→ **WRITTEN INSTRUCTION**
Exactly retype the lines from the one containing "Reproduce this chart with matplotlib." through the one containing "from matplotlib.ticker import"; both ends count, pictures do not.

→ **RECORD LIST**

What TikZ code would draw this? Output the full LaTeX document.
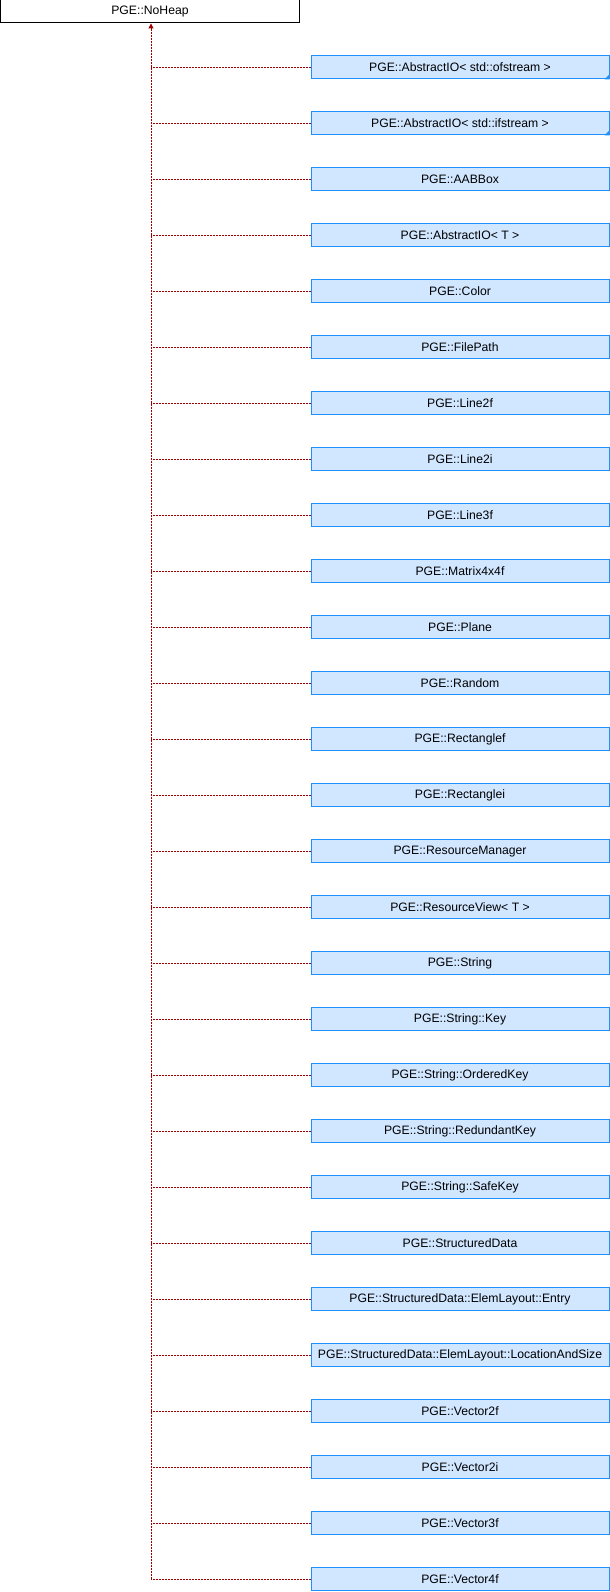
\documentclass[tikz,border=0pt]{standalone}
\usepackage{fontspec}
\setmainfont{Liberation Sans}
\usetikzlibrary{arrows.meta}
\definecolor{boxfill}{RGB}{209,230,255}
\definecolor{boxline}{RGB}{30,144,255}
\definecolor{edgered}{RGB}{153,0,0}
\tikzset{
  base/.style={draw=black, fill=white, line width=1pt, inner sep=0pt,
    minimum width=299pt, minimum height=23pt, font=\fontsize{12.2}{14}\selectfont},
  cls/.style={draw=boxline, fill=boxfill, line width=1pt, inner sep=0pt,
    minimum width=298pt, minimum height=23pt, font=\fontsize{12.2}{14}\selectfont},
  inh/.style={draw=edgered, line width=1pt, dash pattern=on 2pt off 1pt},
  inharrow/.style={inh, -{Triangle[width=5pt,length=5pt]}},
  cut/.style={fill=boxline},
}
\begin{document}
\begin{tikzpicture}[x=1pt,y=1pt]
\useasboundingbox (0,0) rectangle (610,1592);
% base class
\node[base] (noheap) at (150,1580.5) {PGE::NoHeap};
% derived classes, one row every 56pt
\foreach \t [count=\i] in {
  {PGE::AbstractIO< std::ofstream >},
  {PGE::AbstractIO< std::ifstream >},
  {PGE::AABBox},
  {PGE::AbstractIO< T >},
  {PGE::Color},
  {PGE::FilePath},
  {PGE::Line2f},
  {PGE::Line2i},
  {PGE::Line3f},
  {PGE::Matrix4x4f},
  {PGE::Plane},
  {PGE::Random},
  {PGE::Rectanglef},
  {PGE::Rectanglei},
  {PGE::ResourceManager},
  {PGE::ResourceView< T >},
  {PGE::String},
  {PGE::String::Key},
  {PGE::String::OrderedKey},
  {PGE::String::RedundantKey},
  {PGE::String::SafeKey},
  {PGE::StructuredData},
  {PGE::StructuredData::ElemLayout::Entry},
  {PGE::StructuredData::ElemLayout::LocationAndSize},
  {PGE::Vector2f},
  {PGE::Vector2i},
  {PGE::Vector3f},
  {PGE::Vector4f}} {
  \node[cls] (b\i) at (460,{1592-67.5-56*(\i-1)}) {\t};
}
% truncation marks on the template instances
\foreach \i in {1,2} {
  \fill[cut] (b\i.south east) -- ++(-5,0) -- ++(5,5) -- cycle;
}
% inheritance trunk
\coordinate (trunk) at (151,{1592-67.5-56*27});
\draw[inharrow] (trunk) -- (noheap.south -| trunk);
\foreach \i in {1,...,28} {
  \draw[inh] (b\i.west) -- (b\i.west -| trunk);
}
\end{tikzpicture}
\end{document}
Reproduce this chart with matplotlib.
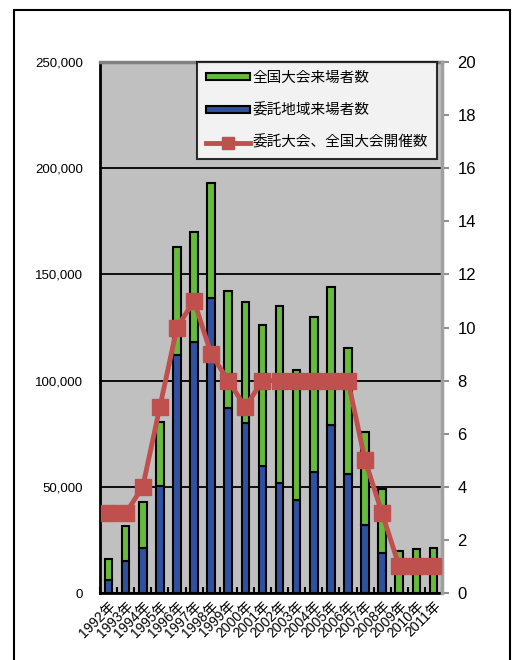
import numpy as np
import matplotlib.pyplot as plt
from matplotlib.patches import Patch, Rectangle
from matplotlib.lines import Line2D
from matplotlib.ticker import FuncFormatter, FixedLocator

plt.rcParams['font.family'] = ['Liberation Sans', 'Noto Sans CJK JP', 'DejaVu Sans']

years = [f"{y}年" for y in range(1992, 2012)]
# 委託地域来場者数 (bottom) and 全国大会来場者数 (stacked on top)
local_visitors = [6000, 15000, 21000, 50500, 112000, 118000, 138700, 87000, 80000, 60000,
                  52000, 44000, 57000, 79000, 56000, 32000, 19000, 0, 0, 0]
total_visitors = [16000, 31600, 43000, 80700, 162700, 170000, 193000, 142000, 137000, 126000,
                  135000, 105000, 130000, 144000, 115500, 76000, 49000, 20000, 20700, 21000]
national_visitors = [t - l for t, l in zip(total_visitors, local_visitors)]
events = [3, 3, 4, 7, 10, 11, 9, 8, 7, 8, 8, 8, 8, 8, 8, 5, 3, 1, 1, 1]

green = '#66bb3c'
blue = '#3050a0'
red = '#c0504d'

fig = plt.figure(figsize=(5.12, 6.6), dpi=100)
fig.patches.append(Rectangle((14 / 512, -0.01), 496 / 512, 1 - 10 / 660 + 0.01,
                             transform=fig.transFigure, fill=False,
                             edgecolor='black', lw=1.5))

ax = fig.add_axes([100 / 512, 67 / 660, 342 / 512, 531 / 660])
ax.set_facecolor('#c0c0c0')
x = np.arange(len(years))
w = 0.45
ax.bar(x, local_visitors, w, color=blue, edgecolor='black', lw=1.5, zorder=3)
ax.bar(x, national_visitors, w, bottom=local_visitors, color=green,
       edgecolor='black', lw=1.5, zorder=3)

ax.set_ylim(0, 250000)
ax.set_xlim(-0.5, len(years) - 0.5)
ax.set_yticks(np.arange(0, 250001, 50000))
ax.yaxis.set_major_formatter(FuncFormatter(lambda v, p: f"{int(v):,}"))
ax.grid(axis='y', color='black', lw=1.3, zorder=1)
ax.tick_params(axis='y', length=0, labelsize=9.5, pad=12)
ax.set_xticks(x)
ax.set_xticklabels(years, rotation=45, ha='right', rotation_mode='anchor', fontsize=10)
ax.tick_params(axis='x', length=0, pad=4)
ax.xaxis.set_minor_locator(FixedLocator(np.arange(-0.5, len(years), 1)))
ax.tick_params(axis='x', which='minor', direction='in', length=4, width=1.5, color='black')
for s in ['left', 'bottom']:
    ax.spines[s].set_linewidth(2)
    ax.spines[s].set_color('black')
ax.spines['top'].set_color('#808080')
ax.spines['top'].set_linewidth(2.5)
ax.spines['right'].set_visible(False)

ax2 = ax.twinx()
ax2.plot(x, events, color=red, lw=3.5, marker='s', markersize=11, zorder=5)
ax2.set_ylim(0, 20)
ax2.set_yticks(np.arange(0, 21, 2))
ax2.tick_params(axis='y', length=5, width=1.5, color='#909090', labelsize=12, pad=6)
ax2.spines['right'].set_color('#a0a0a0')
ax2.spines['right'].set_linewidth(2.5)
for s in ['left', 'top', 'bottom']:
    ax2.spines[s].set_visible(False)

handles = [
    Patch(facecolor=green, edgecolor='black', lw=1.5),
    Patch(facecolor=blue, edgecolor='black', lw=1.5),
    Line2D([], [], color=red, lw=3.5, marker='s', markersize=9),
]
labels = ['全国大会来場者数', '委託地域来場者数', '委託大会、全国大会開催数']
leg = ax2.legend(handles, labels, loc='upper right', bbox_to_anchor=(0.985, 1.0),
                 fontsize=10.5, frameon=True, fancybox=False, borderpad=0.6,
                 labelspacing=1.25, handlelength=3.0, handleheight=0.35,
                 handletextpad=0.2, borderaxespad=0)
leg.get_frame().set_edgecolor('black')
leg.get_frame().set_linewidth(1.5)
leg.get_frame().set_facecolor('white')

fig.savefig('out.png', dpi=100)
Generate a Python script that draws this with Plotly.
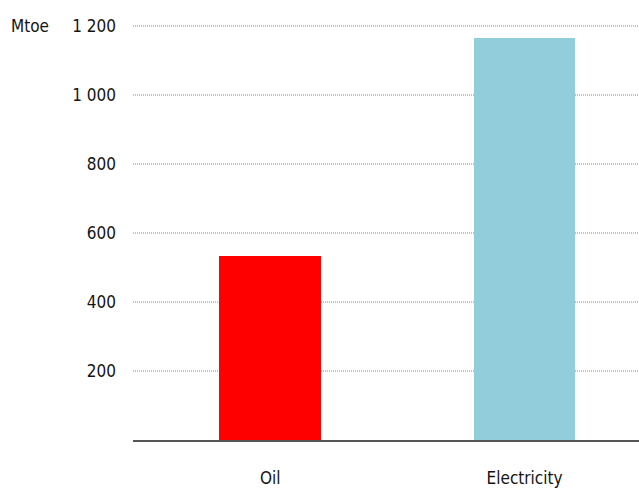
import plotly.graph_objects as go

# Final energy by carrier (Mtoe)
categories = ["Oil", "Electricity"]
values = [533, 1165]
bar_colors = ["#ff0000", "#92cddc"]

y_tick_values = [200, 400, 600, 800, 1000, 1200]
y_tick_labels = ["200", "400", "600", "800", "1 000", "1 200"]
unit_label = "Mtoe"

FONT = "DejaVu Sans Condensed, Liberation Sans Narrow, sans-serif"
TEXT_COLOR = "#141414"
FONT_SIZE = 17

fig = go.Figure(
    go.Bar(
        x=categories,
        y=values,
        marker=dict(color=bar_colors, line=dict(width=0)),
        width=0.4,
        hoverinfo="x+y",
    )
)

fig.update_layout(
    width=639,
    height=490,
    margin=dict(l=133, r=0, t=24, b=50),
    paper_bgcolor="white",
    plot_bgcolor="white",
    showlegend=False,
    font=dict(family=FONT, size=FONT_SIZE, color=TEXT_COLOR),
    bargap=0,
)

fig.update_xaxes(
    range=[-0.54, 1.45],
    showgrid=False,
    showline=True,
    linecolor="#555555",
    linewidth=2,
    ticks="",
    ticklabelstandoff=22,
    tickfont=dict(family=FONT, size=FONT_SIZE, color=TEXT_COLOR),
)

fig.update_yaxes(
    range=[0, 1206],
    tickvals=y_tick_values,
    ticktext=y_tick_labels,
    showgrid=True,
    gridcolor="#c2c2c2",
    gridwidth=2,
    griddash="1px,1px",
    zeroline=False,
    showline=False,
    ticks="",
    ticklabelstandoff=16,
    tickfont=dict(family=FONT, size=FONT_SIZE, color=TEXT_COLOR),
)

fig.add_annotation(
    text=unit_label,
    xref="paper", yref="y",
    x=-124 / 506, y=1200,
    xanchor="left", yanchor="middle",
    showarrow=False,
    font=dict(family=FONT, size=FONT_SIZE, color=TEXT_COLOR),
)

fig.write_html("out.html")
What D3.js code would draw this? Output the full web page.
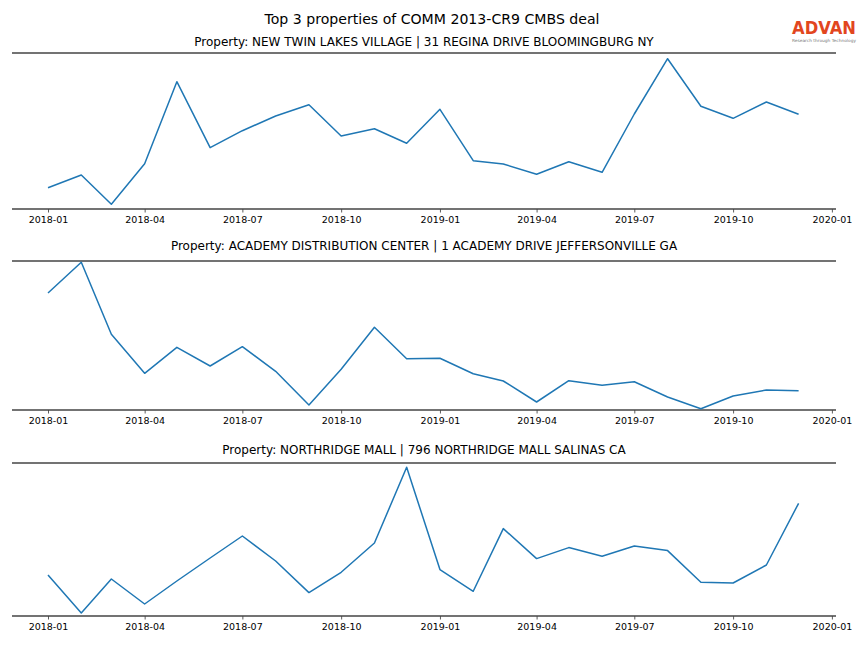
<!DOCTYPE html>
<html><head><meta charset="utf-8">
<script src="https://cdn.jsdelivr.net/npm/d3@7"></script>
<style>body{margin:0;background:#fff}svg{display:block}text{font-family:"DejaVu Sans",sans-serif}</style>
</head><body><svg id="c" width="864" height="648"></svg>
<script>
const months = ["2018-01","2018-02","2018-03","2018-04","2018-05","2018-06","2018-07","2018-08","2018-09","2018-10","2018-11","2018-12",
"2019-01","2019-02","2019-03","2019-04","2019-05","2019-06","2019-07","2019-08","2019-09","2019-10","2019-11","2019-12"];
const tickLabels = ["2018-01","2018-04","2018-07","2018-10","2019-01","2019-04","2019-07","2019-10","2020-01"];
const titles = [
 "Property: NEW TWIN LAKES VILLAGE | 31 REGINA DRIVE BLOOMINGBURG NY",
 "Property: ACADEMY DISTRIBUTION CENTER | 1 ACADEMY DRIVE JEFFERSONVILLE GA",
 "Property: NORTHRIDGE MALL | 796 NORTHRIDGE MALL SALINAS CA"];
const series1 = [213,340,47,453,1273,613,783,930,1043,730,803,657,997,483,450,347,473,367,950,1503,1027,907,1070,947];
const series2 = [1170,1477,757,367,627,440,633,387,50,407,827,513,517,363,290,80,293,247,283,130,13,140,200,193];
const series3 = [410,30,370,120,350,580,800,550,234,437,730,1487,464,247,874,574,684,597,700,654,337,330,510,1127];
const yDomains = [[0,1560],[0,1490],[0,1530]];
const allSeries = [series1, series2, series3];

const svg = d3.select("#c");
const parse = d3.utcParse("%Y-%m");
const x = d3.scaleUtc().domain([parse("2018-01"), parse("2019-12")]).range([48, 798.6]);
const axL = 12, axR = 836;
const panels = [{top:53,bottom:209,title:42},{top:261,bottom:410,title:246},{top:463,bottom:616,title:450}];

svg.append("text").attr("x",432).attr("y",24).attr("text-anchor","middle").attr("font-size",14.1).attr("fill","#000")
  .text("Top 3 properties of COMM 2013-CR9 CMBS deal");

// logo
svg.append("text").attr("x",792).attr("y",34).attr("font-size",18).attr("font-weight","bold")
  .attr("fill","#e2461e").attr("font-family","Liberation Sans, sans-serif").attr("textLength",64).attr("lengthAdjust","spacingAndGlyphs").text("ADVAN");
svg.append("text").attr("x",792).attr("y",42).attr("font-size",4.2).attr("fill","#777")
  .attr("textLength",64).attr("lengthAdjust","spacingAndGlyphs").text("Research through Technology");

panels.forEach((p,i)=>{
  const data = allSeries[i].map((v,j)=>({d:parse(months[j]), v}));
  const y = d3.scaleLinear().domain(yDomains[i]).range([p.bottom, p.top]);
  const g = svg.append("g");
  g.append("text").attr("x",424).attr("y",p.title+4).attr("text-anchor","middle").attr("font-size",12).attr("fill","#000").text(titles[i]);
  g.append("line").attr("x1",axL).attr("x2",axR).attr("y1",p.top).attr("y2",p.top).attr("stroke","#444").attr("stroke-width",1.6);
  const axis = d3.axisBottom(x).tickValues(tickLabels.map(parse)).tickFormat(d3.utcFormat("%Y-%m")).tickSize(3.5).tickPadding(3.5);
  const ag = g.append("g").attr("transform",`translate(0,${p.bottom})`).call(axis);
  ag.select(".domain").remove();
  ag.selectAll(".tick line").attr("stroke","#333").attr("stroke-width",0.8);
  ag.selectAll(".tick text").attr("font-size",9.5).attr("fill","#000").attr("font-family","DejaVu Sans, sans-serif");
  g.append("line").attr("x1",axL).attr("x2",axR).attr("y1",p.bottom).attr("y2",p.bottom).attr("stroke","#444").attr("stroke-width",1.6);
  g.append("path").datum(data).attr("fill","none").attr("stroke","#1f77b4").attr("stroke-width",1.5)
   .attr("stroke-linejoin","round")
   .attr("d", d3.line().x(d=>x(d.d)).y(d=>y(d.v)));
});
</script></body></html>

→ **WRITTEN ANSWER**
Reproduce this chart with matplotlib.
import numpy as np
import matplotlib.pyplot as plt
from matplotlib.patches import Patch, Rectangle
from matplotlib.lines import Line2D
from matplotlib.ticker import FuncFormatter, FixedLocator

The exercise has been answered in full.